>>
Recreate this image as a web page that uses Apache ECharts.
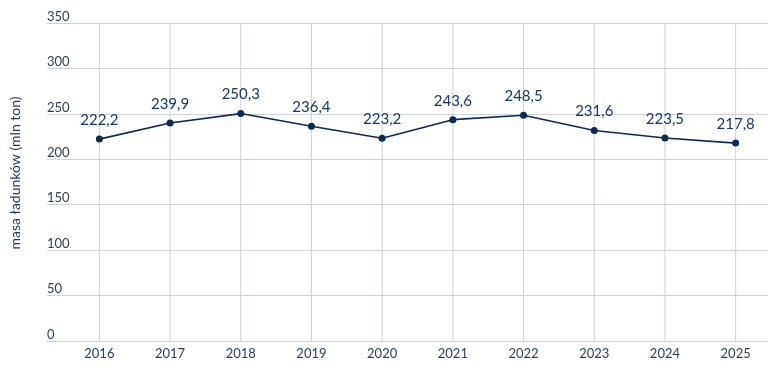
<!DOCTYPE html>
<html lang="pl">
<head>
<meta charset="UTF-8">
<title>Masa ładunków</title>
<script src="https://cdn.jsdelivr.net/npm/echarts@6/dist/echarts.min.js"></script>
<style>
  html, body { margin: 0; padding: 0; background: #fff; }
  #chart { width: 778px; height: 376px; }
</style>
</head>
<body>
<div id="chart"></div>
<script>
// dane
const years = ['2016', '2017', '2018', '2019', '2020', '2021', '2022', '2023', '2024', '2025'];
const cargo = [222.2, 239.9, 250.3, 236.4, 223.2, 243.6, 248.5, 231.6, 223.5, 217.8];
const yTitle = 'masa ładunków (mln ton)';

const navy = '#0f2a4e';
const gridColor = '#ccd1da';
const font = 'Lato, "Open Sans", sans-serif';

const chart = echarts.init(document.getElementById('chart'));
chart.setOption({
  animation: false,
  textStyle: { fontFamily: font },
  grid: [
    // horizontal grid lines + y labels
    { left: 35, right: 10, top: 23, bottom: 35 },
    // category axis + series
    { left: 64, right: 7, top: 23, bottom: 35 }
  ],
  xAxis: [
    { gridIndex: 0, type: 'value', show: false },
    {
      gridIndex: 1,
      type: 'category',
      data: years,
      boundaryGap: true,
      axisLine: { show: false },
      axisTick: { show: false },
      axisLabel: { color: '#2f3c52', fontSize: 13, margin: 6, fontFamily: font },
      splitLine: { show: false }
    }
  ],
  yAxis: [
    {
      gridIndex: 0,
      type: 'value',
      min: 0, max: 350, interval: 50,
      name: yTitle,
      nameLocation: 'middle',
      nameGap: 25,
      nameTextStyle: { color: '#1d3a63', fontSize: 14, fontFamily: font, padding: [0, 0, 0, 18] },
      axisLine: { show: false },
      axisTick: { show: false },
      axisLabel: {
        inside: true,
        margin: 0,
        color: '#2f3c52',
        fontSize: 13,
        verticalAlign: 'bottom',
        padding: [0, 0, 0, 0],
        fontFamily: font
      },
      splitLine: { lineStyle: { color: gridColor, width: 1 } }
    },
    {
      gridIndex: 1,
      type: 'value',
      min: 0, max: 350, interval: 50,
      show: false
    }
  ],
  series: [
    {
      type: 'line',
      xAxisIndex: 1,
      yAxisIndex: 1,
      data: cargo,
      symbol: 'circle',
      symbolSize: 7,
      lineStyle: { color: navy, width: 1.6 },
      itemStyle: { color: navy },
      label: {
        show: true,
        position: 'top',
        distance: 8,
        color: '#1b3660',
        fontSize: 15,
        fontFamily: font,
        formatter: p => String(p.value).replace('.', ',')
      },
      z: 5
    },
    {
      // vertical grid lines at the year positions
      type: 'bar',
      xAxisIndex: 1,
      yAxisIndex: 1,
      data: years.map(() => 350),
      barWidth: 1,
      itemStyle: { color: gridColor },
      silent: true,
      z: 1
    }
  ]
});
</script>
</body>
</html>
<<
## What this task involves
Repeat the data exactly, without the pictures.

## Solution for this exercise
Recreate this image as a web page that uses Apache ECharts.
<!DOCTYPE html>
<html lang="pl">
<head>
<meta charset="UTF-8">
<title>Masa ładunków</title>
<script src="https://cdn.jsdelivr.net/npm/echarts@6/dist/echarts.min.js"></script>
<style>
  html, body { margin: 0; padding: 0; background: #fff; }
  #chart { width: 778px; height: 376px; }
</style>
</head>
<body>
<div id="chart"></div>
<script>
// dane
const years = ['2016', '2017', '2018', '2019', '2020', '2021', '2022', '2023', '2024', '2025'];
const cargo = [222.2, 239.9, 250.3, 236.4, 223.2, 243.6, 248.5, 231.6, 223.5, 217.8];
const yTitle = 'masa ładunków (mln ton)';

const navy = '#0f2a4e';
const gridColor = '#ccd1da';
const font = 'Lato, "Open Sans", sans-serif';

const chart = echarts.init(document.getElementById('chart'));
chart.setOption({
  animation: false,
  textStyle: { fontFamily: font },
  grid: [
    // horizontal grid lines + y labels
    { left: 35, right: 10, top: 23, bottom: 35 },
    // category axis + series
    { left: 64, right: 7, top: 23, bottom: 35 }
  ],
  xAxis: [
    { gridIndex: 0, type: 'value', show: false },
    {
      gridIndex: 1,
      type: 'category',
      data: years,
      boundaryGap: true,
      axisLine: { show: false },
      axisTick: { show: false },
      axisLabel: { color: '#2f3c52', fontSize: 13, margin: 6, fontFamily: font },
      splitLine: { show: false }
    }
  ],
  yAxis: [
    {
      gridIndex: 0,
      type: 'value',
      min: 0, max: 350, interval: 50,
      name: yTitle,
      nameLocation: 'middle',
      nameGap: 25,
      nameTextStyle: { color: '#1d3a63', fontSize: 14, fontFamily: font, padding: [0, 0, 0, 18] },
      axisLine: { show: false },
      axisTick: { show: false },
      axisLabel: {
        inside: true,
        margin: 0,
        color: '#2f3c52',
        fontSize: 13,
        verticalAlign: 'bottom',
        padding: [0, 0, 0, 0],
        fontFamily: font
      },
      splitLine: { lineStyle: { color: gridColor, width: 1 } }
    },
    {
      gridIndex: 1,
      type: 'value',
      min: 0, max: 350, interval: 50,
      show: false
    }
  ],
  series: [
    {
      type: 'line',
      xAxisIndex: 1,
      yAxisIndex: 1,
      data: cargo,
      symbol: 'circle',
      symbolSize: 7,
      lineStyle: { color: navy, width: 1.6 },
      itemStyle: { color: navy },
      label: {
        show: true,
        position: 'top',
        distance: 8,
        color: '#1b3660',
        fontSize: 15,
        fontFamily: font,
        formatter: p => String(p.value).replace('.', ',')
      },
      z: 5
    },
    {
      // vertical grid lines at the year positions
      type: 'bar',
      xAxisIndex: 1,
      yAxisIndex: 1,
      data: years.map(() => 350),
      barWidth: 1,
      itemStyle: { color: gridColor },
      silent: true,
      z: 1
    }
  ]
});
</script>
</body>
</html>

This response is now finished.